Abdullah Parlıyan Meali
Firavun: “Elbette” diye karşılık verdi. “Üstelik o zaman benim en yakınlarımdan olacaksınız.”
Ahmet Varol Meali
O da: "Evet. Hem o zaman siz, bana yakın kimselerden olacaksınız" dedi.
Ali Bulaç Meali
'Evet' dedi. '(O zaman) Siz en yakın(larım) kılınanlardan olacaksınız.'
Diyanet İşleri Meali (Eski)
Firavun, "Evet, yenerseniz gözdelerden olacaksınız" dedi.
Diyanet İşleri Meali (Yeni)
Firavun, “Evet. Üstelik siz (ücretle de kalmayacaksınız) mutlaka benim en yakınlarımdan olacaksınız” dedi.
Diyanet Vakfı Meali
(Firavun): Evet hem de siz mutlaka yakınlarımdan olacaksınız, dedi.

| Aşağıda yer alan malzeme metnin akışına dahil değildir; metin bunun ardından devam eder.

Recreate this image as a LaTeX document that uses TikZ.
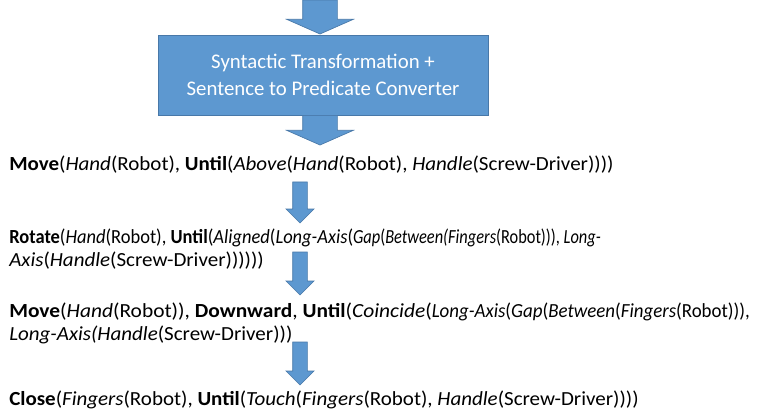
\documentclass[tikz,border=0pt]{standalone}
\usepackage{fontspec}
\setmainfont{Carlito}
\usetikzlibrary{positioning,calc}
\definecolor{boxblue}{RGB}{93,152,208}
\definecolor{boxedge}{RGB}{72,120,168}

\newcommand{\blockarrow}[5]{%
  \path[blockarr] let \p1=(#1), \p2=(#2) in
    (\x1-#3,\y1) -- (\x1+#3,\y1) -- (\x1+#3,\y2+#5) -- (\x1+#4,\y2+#5)
    -- (\x2,\y2) -- (\x1-#4,\y2+#5) -- (\x1-#3,\y2+#5) -- cycle;}

\begin{document}
\begin{tikzpicture}[x=0.75pt,y=-0.75pt]
\tikzstyle{convbox} = [fill=boxblue,draw=boxedge,line width=0.6pt,text=white,align=center,
    minimum width=247.5pt,minimum height=60pt,font=\fontsize{15.6}{20.25}\selectfont]
\tikzset{blockarr/.style={fill=boxblue,draw=boxedge,line width=0.5pt}}
\tikzset{stepline/.style={anchor=base west,inner sep=0pt,align=left,xscale=1.05,transform shape,
    font=\fontsize{15}{17.25}\selectfont}}
    \useasboundingbox (0,0) rectangle (780,413);
    \node[convbox] (conv) at (323,75) {Syntactic Transformation +\\Sentence to Predicate Converter};

    \node[stepline] (mv1) at (9,171) {\textbf{Move}(\textit{Hand}(Robot), \textbf{Until}(\textit{Above}(\textit{Hand}(Robot), \textit{Handle}(Screw-Driver))))};
    \node[stepline] (rot) at (9,266) {\scalebox{0.88}[1]{\textbf{Rotate}(\textit{Hand}(Robot), \textbf{Until}(\textit{Aligned}(\textit{Long-Axis}(}\scalebox{0.78}[1]{\textit{Gap}(\textit{Between(Fingers}(Robot))), \textit{Long-}}\\
        \textit{Axis}(\textit{Handle}(Screw-Driver))))))};
    \node[stepline] (mv2) at (9,340) {\scalebox{1.02}[1]{\textbf{Move}(\textit{Hand}(Robot)), \textbf{Downward}, \textbf{Until}(\textit{Coincide}(}\scalebox{0.9}[1]{\textit{Long-Axis}(\textit{Gap}(\textit{Between}(\textit{Fingers}(Robot))),}\\
        \textit{Long-Axis(Handle}(Screw-Driver)))};
    \node[stepline] (cls) at (9,405) {\textbf{Close}(\textit{Fingers}(Robot), \textbf{Until}(\textit{Touch}(\textit{Fingers}(Robot), \textit{Handle}(Screw-Driver))))};

    \coordinate (in0) at (320,0);
    \coordinate (in1) at (320,34);
    \coordinate (out0) at (conv.south -| in0);
    \coordinate (out1) at (320,145);
    \coordinate (a1) at (300,182);
    \coordinate (b1) at (300,223);
    \coordinate (a2) at (300,252);
    \coordinate (b2) at (300,295);
    \coordinate (a3) at (300,342);
    \coordinate (b3) at (300,385);

    \blockarrow{in0}{in1}{13pt}{25pt}{11pt}
    \blockarrow{out0}{out1}{13pt}{25pt}{11pt}
    \blockarrow{a1}{b1}{5.5pt}{10.5pt}{10.5pt}
    \blockarrow{a2}{b2}{5.5pt}{10.5pt}{10.5pt}
    \blockarrow{a3}{b3}{5.5pt}{10.5pt}{10.5pt}
\end{tikzpicture}
\end{document}
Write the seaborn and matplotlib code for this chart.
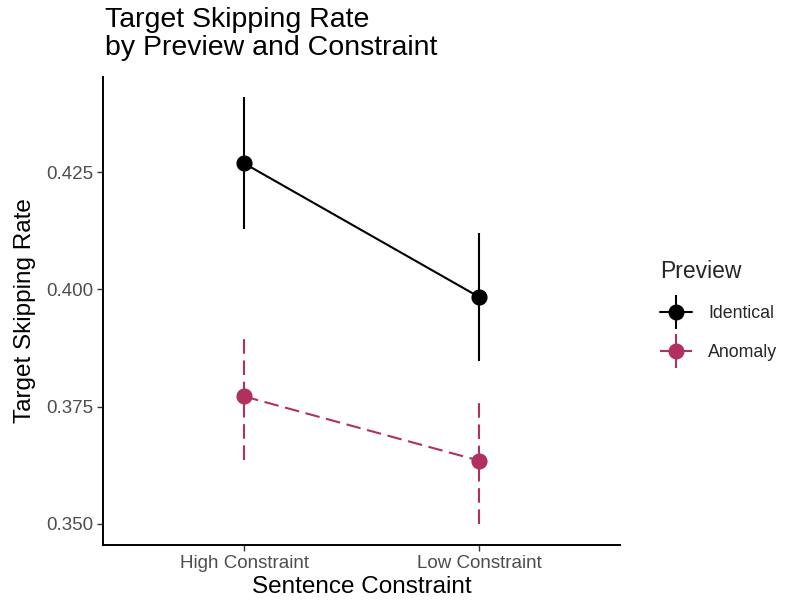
import matplotlib
matplotlib.use("Agg")
import matplotlib.pyplot as plt
from matplotlib.lines import Line2D
import numpy as np
import pandas as pd
import seaborn as sns

# Condition means and 95% interval bounds
constraint = ["High Constraint", "Low Constraint"]
preview = ["Identical", "Anomaly"]
identical_mean = [0.4269, 0.3984]
identical_lo = [0.4128, 0.3847]
identical_hi = [0.4410, 0.4120]
anomaly_mean = [0.3772, 0.3635]
anomaly_lo = [0.3637, 0.3500]
anomaly_hi = [0.3907, 0.3770]

colors = {"Identical": "#000000", "Anomaly": "#B0305F"}
dash = (7.0, 3.2)

df = pd.DataFrame({
    "Sentence Constraint": constraint * 2,
    "Preview": ["Identical"] * 2 + ["Anomaly"] * 2,
    "rate": identical_mean + anomaly_mean,
    "lo": identical_lo + anomaly_lo,
    "hi": identical_hi + anomaly_hi,
})

sns.set_theme(style="white")
plt.rcParams["font.family"] = ["Liberation Sans", "DejaVu Sans"]

fig = plt.figure(figsize=(7.88, 6.04), dpi=100)
ax = fig.add_axes([103 / 788, 1 - 545 / 604, (620 - 103) / 788, (545 - 77) / 604])

sns.pointplot(data=df, x="Sentence Constraint", y="rate", hue="Preview",
              hue_order=preview, order=constraint, palette=colors,
              errorbar=None, markers="o", linestyles=["-", "--"],
              markersize=10.5, linewidth=1.5, ax=ax, legend=False)

# dashed style for the anomaly line
for line in ax.lines:
    if line.get_linestyle() == "--":
        line.set_dashes(dash)

# interval bars
xpos = {c: i for i, c in enumerate(constraint)}
for p in preview:
    sub = df[df["Preview"] == p]
    xs = [xpos[c] for c in sub["Sentence Constraint"]]
    lc = ax.vlines(xs, sub["lo"], sub["hi"], colors=colors[p], linewidth=1.5, zorder=1)
    if p == "Anomaly":
        lc.set_linestyle((0, dash))

ax.set_xlim(-0.6, 1.6)
ax.set_ylim(0.3455, 0.4453)
ax.set_yticks([0.350, 0.375, 0.400, 0.425])
ax.set_yticklabels(["0.350", "0.375", "0.400", "0.425"])

for s in ["top", "right"]:
    ax.spines[s].set_visible(False)
for s in ["left", "bottom"]:
    ax.spines[s].set_color("black")
    ax.spines[s].set_linewidth(1.4)

ax.tick_params(axis="both", which="both", length=4, width=1.0, color="#333333",
               labelsize=13.5, labelcolor="#4D4D4D", pad=3, left=True, bottom=True)
ax.set_xlabel("Sentence Constraint", fontsize=17.5, color="black", labelpad=3)
ax.set_ylabel("Target Skipping Rate", fontsize=17.5, color="black", labelpad=7)

fig.text(105 / 788, 1 - 7 / 604, "Target Skipping Rate\nby Preview and Constraint",
         ha="left", va="top", fontsize=20.5, color="black", linespacing=1.12)

# legend with point-range keys
handles = []
for p in preview:
    ls = "-" if p == "Identical" else (0, dash)
    h1 = Line2D([], [], color=colors[p], linestyle=ls, linewidth=1.5,
                marker="o", markersize=10.5)
    h2 = Line2D([], [], color=colors[p], linestyle="none", marker="|",
                markersize=24, markeredgewidth=1.5)
    handles.append((h1, h2))
leg = fig.legend(handles, preview, title="Preview", loc="upper left",
                 bbox_to_anchor=(644 / 788, 1 - 244 / 604), frameon=False,
                 fontsize=12.8, title_fontsize=16.5, handlelength=1.8,
                 labelspacing=1.25, handletextpad=0.9, alignment="left")
leg._legend_box.sep = 16

fig.savefig("out.png", dpi=100, facecolor="white")
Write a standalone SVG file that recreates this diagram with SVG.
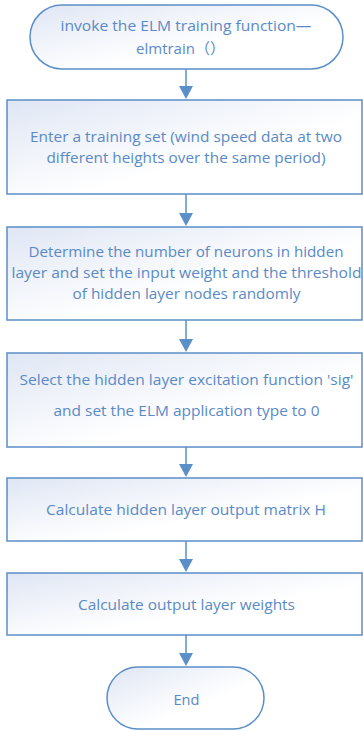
<svg xmlns="http://www.w3.org/2000/svg" width="363" height="731" viewBox="0 0 363 731">
<defs>
<linearGradient id="g" x1="0" y1="0" x2="1" y2="1">
<stop offset="0" stop-color="#dfe6f4"/>
<stop offset="0.6" stop-color="#ffffff"/>
</linearGradient>
</defs>
<style>
.n{fill:url(#g);stroke:#5b8fc8;stroke-width:1.5}
.t{font-family:"Open Sans","Liberation Sans","Noto Sans CJK SC",sans-serif;font-size:15px;fill:#5a8ac6;text-anchor:middle}
.c{stroke:#5b8fc8;stroke-width:1.5;fill:none}
.a{fill:#5b8fc8}
</style>
<g id="connectors">
<line class="c" x1="186" y1="69" x2="186" y2="87"/><path class="a" d="M179,86 L193,86 L186,99 Z"/>
<line class="c" x1="186" y1="194" x2="186" y2="214"/><path class="a" d="M179,213 L193,213 L186,226 Z"/>
<line class="c" x1="186" y1="320" x2="186" y2="340"/><path class="a" d="M179,339 L193,339 L186,352 Z"/>
<line class="c" x1="186" y1="447" x2="186" y2="465"/><path class="a" d="M179,464 L193,464 L186,477 Z"/>
<line class="c" x1="186" y1="541" x2="186" y2="560"/><path class="a" d="M179,559 L193,559 L186,572 Z"/>
<line class="c" x1="186" y1="635" x2="186" y2="654"/><path class="a" d="M179,653 L193,653 L186,666 Z"/>
</g>
<g id="start">
<rect class="n" x="30" y="5" width="313" height="64" rx="32" ry="32"/>
<text class="t" x="186" y="31" textLength="251" lengthAdjust="spacingAndGlyphs">invoke the ELM training function—</text>
<text class="t" x="180.5" y="54">elmtrain（）</text>
</g>
<g id="step1">
<rect class="n" x="7" y="100" width="355" height="94"/>
<text class="t" x="186" y="142" textLength="312" lengthAdjust="spacingAndGlyphs">Enter a training set (wind speed data at two</text>
<text class="t" x="186" y="163" textLength="279" lengthAdjust="spacingAndGlyphs">different heights over the same period)</text>
</g>
<g id="step2">
<rect class="n" x="7" y="227" width="355" height="93"/>
<text class="t" x="186" y="257" textLength="315" lengthAdjust="spacingAndGlyphs">Determine the number of neurons in hidden</text>
<text class="t" x="186.5" y="278" textLength="350" lengthAdjust="spacingAndGlyphs">layer and  set the input weight and the threshold</text>
<text class="t" x="186.5" y="299" textLength="228" lengthAdjust="spacingAndGlyphs">of hidden layer nodes randomly</text>
</g>
<g id="step3">
<rect class="n" x="7" y="353" width="355" height="94"/>
<text class="t" x="186.5" y="385" textLength="334" lengthAdjust="spacingAndGlyphs">Select the hidden layer excitation function 'sig'</text>
<text class="t" x="186.5" y="416" textLength="266" lengthAdjust="spacingAndGlyphs">and set the ELM application type to 0</text>
</g>
<g id="step4">
<rect class="n" x="7" y="478" width="355" height="63"/>
<text class="t" x="186" y="515" textLength="280" lengthAdjust="spacingAndGlyphs">Calculate  hidden layer output matrix H</text>
</g>
<g id="step5">
<rect class="n" x="7" y="573" width="355" height="62"/>
<text class="t" x="186.5" y="610" textLength="217" lengthAdjust="spacingAndGlyphs">Calculate output layer weights</text>
</g>
<g id="end">
<rect class="n" x="107" y="667" width="157" height="62" rx="31" ry="31"/>
<text class="t" x="186.5" y="705" textLength="26" lengthAdjust="spacingAndGlyphs">End</text>
</g>
</svg>
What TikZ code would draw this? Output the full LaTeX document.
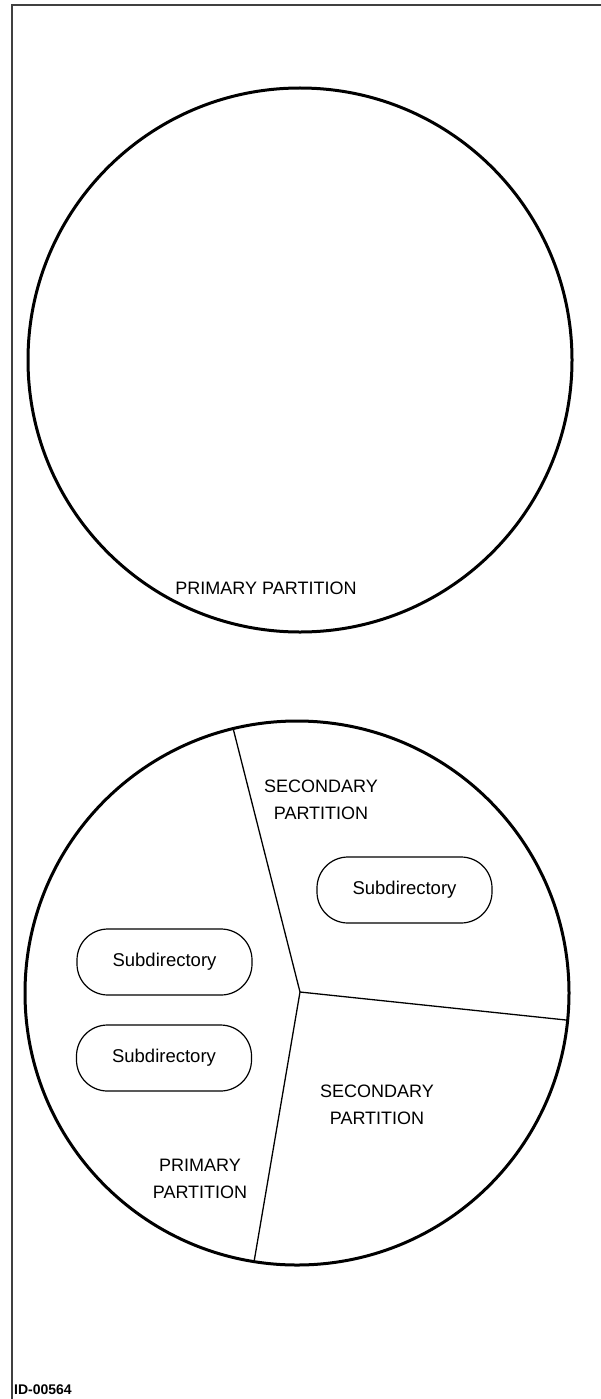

Elmalılı Hamdi Yazır Meali
"Evet" dedi (Firavun), "Üstelik o zaman benim yakınlarımdan olacaksınız."
Elmalılı Meali (Orjinal)
Evet, dedi: Hem o vakit siz elbette gözdelerdensiniz
Hasan Basri Çantay Meali
(Fir'avn): «Var ya, dedi, hem siz (benim) en yakınlar (ım) dan da olacaksınız muhakkak».
Hayrat Neşriyat Meali
(Fir'avun:) “Evet, hem elbette siz, kesinlikle (bana) yakın kılınanlardan olacaksınız” dedi.
Ömer Nasuhi Bilmen Meali
Dedi ki: «Evet. Ve şüphe yok siz (o zaman) en yakınlardansınızdır.»
Suat Yıldırım Meali
Firavun: “Elbette! Üstelik siz benim gözdelerimden olacaksınız! ” dedi. [3, 45; 4, 172]
Şaban Piriş Meali
-Evet, elbette siz benim yakınlarım olacaksınız, dedi.
İbni Kesir
Evet, hem siz muhakkak gözdeler olacaksınız, dedi.
Seyyid Kutub
Firavun: «Evet, yakın adamlarım arasına gireceksiniz» dedi.
Tefhim-ul Kuran
«Evet» dedi. «(O zaman) Siz en yakın(larım) kılınanlardan da olacaksınız.»
Yusuf Ali (English)
He said: "Yea, (and more),- for ye shall in that case be (raised to posts) nearest (to my person)."
M. Pickthall (English)
He answered: Yea, and surely ye shall be of those brought near (to me).